Corporate Sponsorship for the Arts
- sarahruncie5
- Nov 30, 2024
- 1 min read
Is corporate sponsorship for the arts dead? This was one of the great questions raised in conversations at the Culture Business Conference. At a time, as I have oft remarked, when arts organisations are having to speak to so many priorities, how can you also add the interests of for-profit entities that want cheaper-than-an-advertising-campaign exposure and engagement at the cost of a smattering of in-kind or minimal cash donation? For anyone in the SME arts sector, you might wonder if corporate sponsorship for the arts was ever really live.
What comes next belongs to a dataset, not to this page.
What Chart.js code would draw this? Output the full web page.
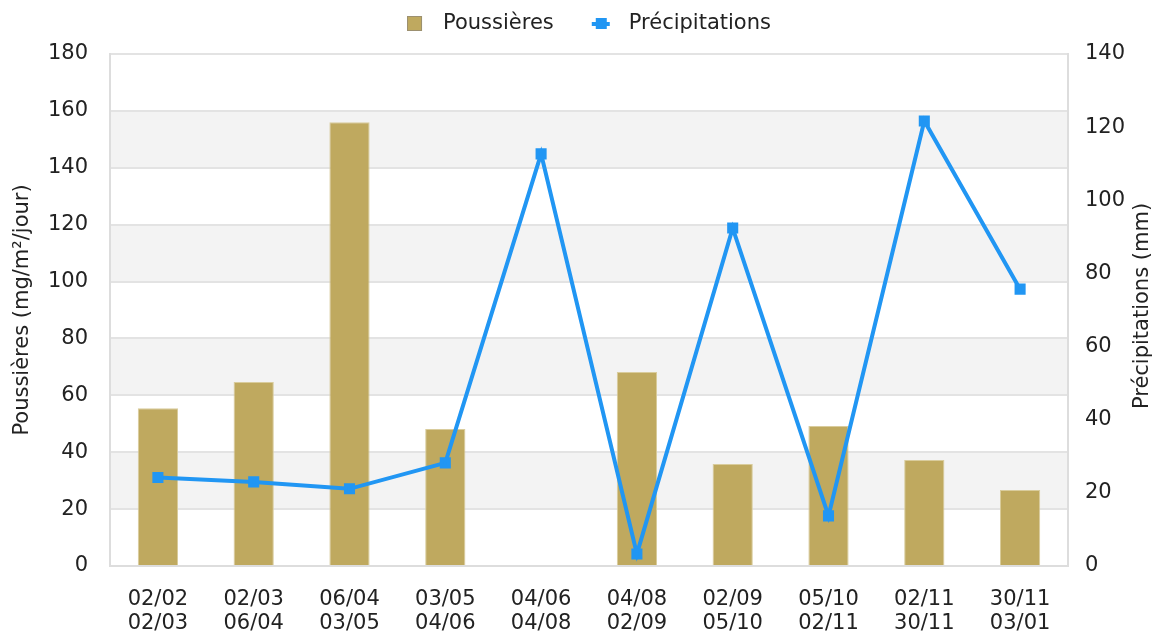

Why? Because in my experience, it is very difficult to align the interests of sponsors and arts institutions that are so resource strapped (which is why you are trying to get sponsorship) that you are caught in a subsistence business model 'death roll' trying to fulfill sponsor expectations. And like the project-specific funding of yore whereby you could not embed infrastructure costs into funding applications, you usually ended up in a functional deficit (or as your canny Scottish grandma might say, 'robbing Peter to pay Paul'). There are endless amounts of cutesy advice you will find on the interwebs, like 'encourage your staff and volunteers to wear sponsor merchandise' but you're an arts organisation not a billboard. So, perhaps the news of the death of corporate sponsorship is slightly exaggerated. But it might need life support. And greater incentivisation from governments.